Les conclusions des EIDH doivent permettre de déclencher les opérations de restructuration ou d’allégement de la dette au moment opportun, et d’orienter la prise de décision, notamment sur la révision des modalités de remboursement, les décotes que les créanciers devront accepter ou sur la distribution des pertes encourues par les différents groupes de créanciers. Les programmes d’ajustement liés à l’allégement et à la réduction de la dette, doivent être conçus dans le respect de ce principe et sous réserve de l’utilisation systématique des EIDH.
Il est essentiel de mettre un terme aux négociations de restructuration ad hoc à huis clos, afin d’assurer la légitimité et l’équité du processus de restructuration, de responsabiliser les prêteurs et emprunteurs irresponsables et que les restructurations servent l’intérêt public et recueillent l’adhésion du public.

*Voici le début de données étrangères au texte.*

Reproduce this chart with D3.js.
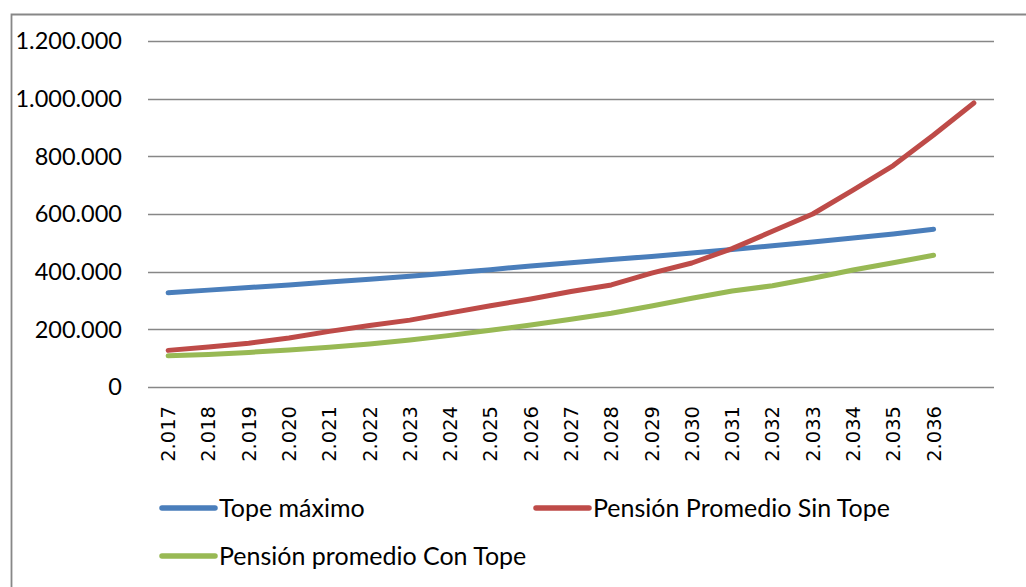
<!DOCTYPE html>
<html>
<head>
<meta charset="utf-8">
<script src="https://cdn.jsdelivr.net/npm/d3@7"></script>
<style>
  html, body { margin: 0; padding: 0; background: #fff; }
  svg { display: block; }
</style>
</head>
<body>
<svg id="chart" width="1026" height="587"></svg>
<script>
// ---- Data ----
const categories = ["2.017","2.018","2.019","2.020","2.021","2.022","2.023","2.024","2.025","2.026",
                    "2.027","2.028","2.029","2.030","2.031","2.032","2.033","2.034","2.035","2.036",""];
const topeMaximo = [327000,336000,345000,354000,364000,374000,384000,395000,407000,420000,
                    431000,442000,453000,465000,477000,490000,503000,517000,531000,547000,null];
const sinTope    = [127000,139000,152000,170000,193000,213000,232000,257000,282000,305000,
                    331000,354000,395000,430000,480000,540000,600000,683000,768000,874000,985000];
const conTope    = [108000,113000,120000,128000,138000,149000,163000,179000,197000,215000,
                    235000,256000,281000,308000,333000,351000,377000,406000,431000,457000,null];
const yTicks = [0,200000,400000,600000,800000,1000000,1200000];
const yTickLabels = ["0","200.000","400.000","600.000","800.000","1.000.000","1.200.000"];
const seriesNames = ["Tope máximo","Pensión Promedio Sin Tope","Pensión promedio Con Tope"];

// ---- Layout ----
const svg = d3.select("#chart");
const plot = {left: 148, right: 994, top: 41, bottom: 387};
const colors = ["#4A7EBB", "#BE4B48", "#98B954"];
const labelFont = "Lato, 'Open Sans', sans-serif";

// outer chart border (left & top visible)
svg.append("path")
  .attr("d", "M11.5,587 L11.5,14.5 L1026,14.5")
  .attr("fill", "none").attr("stroke", "#878787").attr("stroke-width", 1.8);

const x = d3.scaleBand().domain(categories.map((c,i)=>i)).range([plot.left, plot.right]);
const y = d3.scaleLinear().domain([0, 1200000]).range([plot.bottom, plot.top]);

// gridlines
svg.append("g").selectAll("line").data(yTicks).join("line")
  .attr("x1", plot.left).attr("x2", plot.right)
  .attr("y1", d => Math.round(y(d)) + 0.5).attr("y2", d => Math.round(y(d)) + 0.5)
  .attr("stroke", "#878787").attr("stroke-width", 1.4);

// y labels
svg.append("g").selectAll("text").data(yTicks).join("text")
  .attr("x", 122).attr("y", d => y(d)).attr("dy", "0.36em")
  .attr("text-anchor", "end")
  .attr("font-family", labelFont).attr("font-size", 23.5).attr("fill", "#000")
  .text((d,i) => yTickLabels[i]);

// x labels
svg.append("g").selectAll("text").data(categories).join("text")
  .attr("transform", (d,i) => `translate(${x(i) + x.bandwidth()/2},406) rotate(-90)`)
  .attr("dy", "0.36em")
  .attr("text-anchor", "end")
  .attr("font-family", "'DejaVu Sans', sans-serif").attr("font-size", 19.5).attr("fill", "#000")
  .text(d => d);

// lines
const line = d3.line()
  .defined(d => d != null)
  .x((d,i) => x(i) + x.bandwidth()/2)
  .y(d => y(d));

[topeMaximo, sinTope, conTope].forEach((s, k) => {
  svg.append("path")
    .attr("d", line(s))
    .attr("fill", "none")
    .attr("stroke", colors[k])
    .attr("stroke-width", 5)
    .attr("stroke-linecap", "round")
    .attr("stroke-linejoin", "round");
});

// legend
const legendItems = [
  {x: 162, y: 508},
  {x: 536, y: 508},
  {x: 162, y: 556}
];
legendItems.forEach((p, k) => {
  svg.append("line")
    .attr("x1", p.x).attr("x2", p.x + 53)
    .attr("y1", p.y).attr("y2", p.y)
    .attr("stroke", colors[k]).attr("stroke-width", 5.5)
    .attr("stroke-linecap", "round");
  svg.append("text")
    .attr("x", p.x + 57).attr("y", p.y).attr("dy", "0.36em")
    .attr("font-family", labelFont).attr("font-size", 25).attr("fill", "#000")
    .text(seriesNames[k]);
});
</script>
</body>
</html>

Les termes des prêts consentis aux États, ou impliquant toute forme de garantie d’État, doivent être consignés dans un registre public et divulgués avant l’entrée en vigueur du prêt. Cette transparence des prêts doit permettre de renforcer la fiabilité et l’exactitude des analyses de viabilité de la dette, en garantissant la prise en considération de l’ensemble des créances légitimes, et en favorisant ainsi des décisions plus rapides pour lutter contre le surendettement. Elle doit également contribuer à garantir qu’aucun créancier responsable ne soit exclu des négociations de restructuration globales. Des registres des détenteurs d’obligations publiques sont nécessaires pour accélérer la restructuration de la dette et dévoiler les conflits d’intérêts.
Afin de réduire les incitations pouvant fragiliser les restructurations, les parties doivent également être tenues de divulguer toute participation à des contrats d’échange sur le risque de défaut.
Le processus de nomination et de rémunération des conseillers juridiques et financiers qui consultent les emprunteurs souverains, doit également être rendu public.
Les décisions de l’organe indépendant doivent s’imposer aux parties. Un traité international établissant un mécanisme de renégociation de la dette souverain, ratifié par une majorité des États, serait optimal pour lui donner autorité. Cependant, un tel traité ne constitue pas un pré requis.
Les mécanismes existants de restructuration de la dette (tels que le Club de Paris) fonctionnent sans aucune base explicite en droit international. Ils reposent sur la seule volonté politique des créanciers et exploitent l’absence de mécanismes alternatifs. Un mécanisme multilatéral de restructuration de la dette souveraine doit être indépendant de toute institution créancière pour garantir un large soutien en faveur de ses décisions et le respect de ces dernières.